Rule 4723-20-01 | Definitions pertaining to prevention of disease transmission and infection control.
For the purposes of this chapter, the following definitions shall apply:
(A) "Aseptic technique" means practices used to reduce or eliminate microorganisms.
(B) "Exposure-prone activity" means an activity in which there is a risk of disease transmission by virtue of any of the following:
(1) Direct contact with a disease source that includes:
(a) Airborne transmission or droplet;
(b) Eating or drinking contaminated food or water;
(c) Being bitten by an insect or other disease carrying agent;
(2) Invasive procedure;
(3) Any other direct contact with disease source, including bodily contact; or
(4) Contact with contaminated environmental surfaces.
(C) "Hand washing" as that term is used in division (K)(1) of section 4723.07 of the Revised Code is a component of hand hygiene achieved by washing and rinsing hands with non-antimicrobial soap or antimicrobial soap and water, or by using alcohol-based waterless hand sanitizers or other antimicrobial agents.
(D) "Invasive procedure" means any procedure involving manual or instrumental contact with, or entry into, any blood, body fluid, cavity, internal organ, subcutaneous tissue, mucous membrane or percutaneous wound of the human body. If percutaneous injury occurs to a licensee or certificate holder during an exposure-prone activity, the licensee's or certificate holder's blood is likely to contact the patient's body cavity, subcutaneous tissues, or mucous membranes.
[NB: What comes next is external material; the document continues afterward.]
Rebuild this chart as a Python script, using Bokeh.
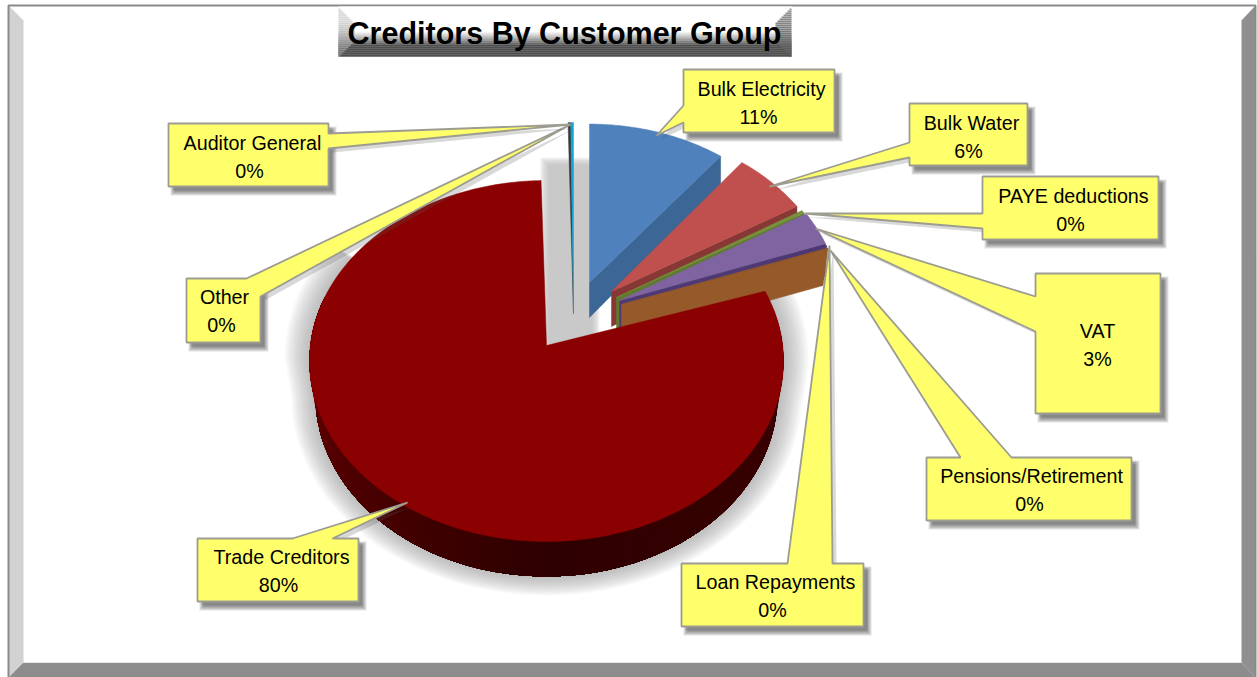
import numpy as np
from bokeh.plotting import figure
from bokeh.models import Range1d
from bokeh.embed import file_html
from bokeh.resources import INLINE
from bokeh.core.properties import value

# ---------- data ----------
title_text = "Creditors By Customer Group"
categories = ["Bulk Electricity", "Bulk Water", "PAYE deductions", "VAT",
              "Pensions/Retirement", "Loan Repayments", "Trade Creditors",
              "Other", "Auditor General"]
shares = [10.7, 5.9, 0.3, 3.0, 0.05, 0.05, 79.6, 0.2, 0.2]

# ---------- styles / layout ----------
FONT = value("Liberation Sans")
top_colors = ["#4F81BD", "#C0504D", "#76923C", "#8064A2", "#4F3A75", "#95592A", "#8B0000", "#3A3A3A", "#12A5DC"]
wall_colors = ["#3B6695", "#873835", "#5F7A2E", "#4F3A75", "#4F3A75", "#95592A", "#300000", "#555555", "#444444"]
# apex x, apex y, x scale, y scale of each exploded slice
slice_geom = [(589, 282, .955, .96), (611, 291, .95, .98), (616, 297, .95, 1.0), (619, 300, .945, 1.03),
              (620, 302, .945, 1.03), (621, 304, .945, 1.03), (546, 345, 1, 1), (573, 313, 1, 1.157), (573, 313, 1, 1.157)]
wall_depth = [(35, 29), (35, 30), (33, 33), (33, 33), (37, 37), (37, 37), (35, 35), (0, 0), (0, 0)]
RX, RY, CY_OFF = 237, 180.5, 15.5
# box x0, y0, x1, y1, tip, base a, base b, side, text centre x name, x pct, y name, y pct
callouts = [
    (683, 69, 834, 132, (656, 135), (683, 105), (683, 122), "left", 761, 758, 88, 116),
    (909, 103, 1027, 165, (769, 186), (909, 142), (909, 157), "left", 971, 968, 122, 150),
    (982, 176, 1158, 239, (804, 213), (982, 213), (982, 228), "left", 1073, 1070, 195, 223),
    (1035, 273, 1160, 413, (815, 228), (1035, 296), (1035, 331), "left", 1097, 1097, 330, 358),
    (926, 457, 1131, 520, (830, 250), (960, 457), (1011, 457), "top", 1031, 1029, 475, 503),
    (681, 563, 863, 626, (829, 245), (787, 563), (832, 563), "top", 775, 772, 581, 609),
    (197, 538, 358, 601, (407, 502), (292, 538), (332, 538), "top", 281, 278, 556, 584),
    (186, 278, 260, 342, (570, 124), (246, 278), (260, 296), "corner", 224, 221, 296, 324),
    (168, 123, 328, 186, (570, 124), (328, 133), (328, 148), "right", 252, 249, 142, 170),
]

p = figure(width=1257, height=677, output_backend="svg", toolbar_location=None,
           x_range=Range1d(0, 1257), y_range=Range1d(677, 0), min_border=0,
           background_fill_color="white", border_fill_color="white", outline_line_color=None)
p.styles = {"position": "absolute", "left": "0px", "top": "0px"}
p.xaxis.visible = False
p.yaxis.visible = False
p.grid.visible = False


def polys(lst, color, alpha=1.0, line=None, lw=1.0):
    xs = [[pt[0] for pt in q] for q in lst]
    ys = [[pt[1] for pt in q] for q in lst]
    p.patches(xs, ys, fill_color=color, fill_alpha=alpha, line_color=line, line_width=lw)


def rect(x0, y0, x1, y1):
    return [(x0, y0), (x1, y0), (x1, y1), (x0, y1)]


def mix(c0, c1, t):
    t = min(max(t, 0), 1)
    a = [int(c0[i:i + 2], 16) for i in (1, 3, 5)]
    b = [int(c1[i:i + 2], 16) for i in (1, 3, 5)]
    return "#%02x%02x%02x" % tuple(int(round(u + (v - u) * t)) for u, v in zip(a, b))


# ---------- frame ----------
polys([[(8, 5), (23, 20), (23, 662), (8, 677)]], "#D2D2D2")
polys([[(1255, 5), (1241, 20), (1241, 662), (1255, 677)]], "#8F8F8F")
polys([[(8, 677), (23, 662), (1241, 662), (1255, 677)]], "#8C8C8C")
p.line([8, 8, 1255, 1255], [677, 5, 5, 677], line_color="#8A8A8A", line_width=2)
p.line([23, 23, 1241], [20, 662, 662], line_color="#E8E8E8", line_width=1)

# ---------- pie geometry from the shares ----------
cum = np.concatenate([[0], np.cumsum(shares)]) / np.sum(shares) * 360.0


def rim_pts(i, a0, a1, n=None):
    ax, ay, sx, sy = slice_geom[i]
    n = n or max(2, int(abs(a1 - a0)) + 2)
    th = np.radians(np.linspace(a0, a1, n))
    ph = th - np.radians(5) * np.sin(th)
    return [(ax + sx * RX * np.sin(f), ay + sy * (CY_OFF - RY * np.cos(f))) for f in ph]


def drop(pt, depth=35, squeeze=.975):
    # lower edge of the main slice: slightly narrower because of the perspective
    return (546 + (pt[0] - 546) * squeeze, pt[1] + depth)


# soft shadows behind the pie
for k in range(8):
    polys([rect(548 - k * 1.2, 157 + 7 - k, 592 + k, 352)], "#B8B8B8", .16)

main_i = categories.index("Trade Creditors")
a0m, a1m = cum[main_i], cum[main_i + 1]
apex = (slice_geom[main_i][0], slice_geom[main_i][1])
outline = [apex] + rim_pts(main_i, a0m, a1m)
low = (rim_pts(main_i, 72, 100, 14)
       + [drop(q) for q in rim_pts(main_i, 100, 265, 84)]
       + rim_pts(main_i, 265, 300, 14) + [(546, 352)])
for k in range(14, 0, -1):
    f = 1 + k * 0.0075
    q = [(546 + (x - 546) * f, 395 + (y - 395) * f) if (x, y) != (546, 352) else (x, y) for x, y in low]
    polys([q], "#909090", .055)

# other slices: walls then tops, back to front
order = [0, 1, 2, 3, 4, 5, 7, 8]
for i in order:
    a0, a1 = cum[i], cum[i + 1]
    ax, ay, sx, sy = slice_geom[i]
    d0, d1 = wall_depth[i]
    pts = rim_pts(i, a0, a1)
    ex, ey = pts[-1]
    if d0:
        shift = -5 if i in (4, 5) else 0
        polys([[(ax, ay), (ex, ey), (ex + shift, ey + d1), (ax, ay + d0)]], wall_colors[i], line=wall_colors[i], lw=.5)
    polys([[(ax, ay)] + pts], top_colors[i], line=top_colors[i], lw=.5)

# main slice side wall with shading, painted as overlapping bands so no seams show
wall_th = np.linspace(78, 286, 70)
wall_pts = rim_pts(main_i, 78, 286, 70)
for j in range(len(wall_th) - 1):
    t = wall_th[j]
    c = mix("#3A0000", "#2E0000", (t - 95) / 85) if t < 180 else mix("#2E0000", "#660000", (t - 180) / 90)
    rest = wall_pts[j:]
    polys([rest + [drop(q) for q in rest[::-1]]], c)
polys([outline], top_colors[main_i], line=top_colors[main_i], lw=.5)

# ---------- callouts ----------
for (x0, y0, x1, y1, tip, a, b, side, *_rest) in callouts:
    if side == "left":
        pg = [(x0, y0), (x1, y0), (x1, y1), (x0, y1), b, tip, a]
    elif side == "right":
        pg = [(x0, y0), (x1, y0), a, tip, b, (x1, y1), (x0, y1)]
    elif side == "top":
        pg = [(x0, y0), a, tip, b, (x1, y0), (x1, y1), (x0, y1)]
    else:
        pg = [(x0, y0), a, tip, b, (x1, y1), (x0, y1)]
    for k in range(5):
        infl = 3 - k
        polys([rect(x0 + 5 - infl, y0 + 6 - infl, x1 + 5 + infl, y1 + 6 + infl)], "#404040", .14)
        polys([[(x + 4, y + 4) for x, y in pg]], "#606060", .05)
    polys([pg], "#FFFF6B", line="#9C9C90", lw=1.8)

names = categories
pct = ["%d%%" % round(v) for v in shares]
p.text([c[8] for c in callouts], [c[10] for c in callouts], text=names, text_font=FONT, text_font_size="19.7px",
       text_align="center", text_baseline="middle", text_color="#000000")
p.text([c[9] for c in callouts], [c[11] for c in callouts], text=pct, text_font=FONT, text_font_size="19.7px",
       text_align="center", text_baseline="middle", text_color="#000000")

# ---------- title plate ----------
bx0, bx1, by0, by1 = 338, 791, 6, 56
ys = np.arange(by0, by1, 2)
for y in ys:
    c = "#FFFFFF" if y < 30 else (mix("#FFFFFF", "#525252", (y - 30) / 14) if y < 44 else "#4F4F4F")
    polys([rect(bx0, y, bx1, y + 2.3)], c)
    m = (y - by0) if y < 31 else (by1 - y)
    m = min(m, 16)
    cl = mix("#D8D8D8", "#8A8A8A", (y - 20) / 30)
    polys([rect(bx0, y, bx0 + m, y + 2.3)], cl)
    polys([rect(bx1 - m, y, bx1, y + 2.3)], mix("#9A9A9A", "#5A5A5A", (y - 6) / 50))
p.text([564], [32], text=[title_text], text_font=FONT, text_font_size="30.5px", text_font_style="bold",
       text_align="center", text_baseline="middle", text_color="#000000")

open("out.html", "w").write(file_html(p, INLINE))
(E) "Respiratory hygiene" is an element of standard precautions that requires the licensee or certificate holder to engage in source control practices to control the spread of respiratory infection, including but not limited to:
(1) Covering coughs or sneezes, promptly disposing of used tissues, and performing hand hygiene;
(2) Source control measures, including but not limited to using masks on a coughing patient when tolerated and appropriate; or
(3) Spatial separation of patients and other persons with respiratory infections in common waiting areas when possible.
(F) "Universal and standard precautions" are infection prevention practices that apply to all patients, regardless of suspected or confirmed infection status, in any setting in which healthcare is delivered, and include but are not limited to the following:
(1) Practices used to mitigate exposure to disease-causing agents when exposure-prone activity occurs;
(2) Hand hygiene;
(3) Disinfection and sterilization of equipment;
(4) Appropriate handling and disposal of needles and other sharp instruments; and
(5) Appropriate use of personal protective equipment, including wearing and disposal of gloves and other protective barriers or devices.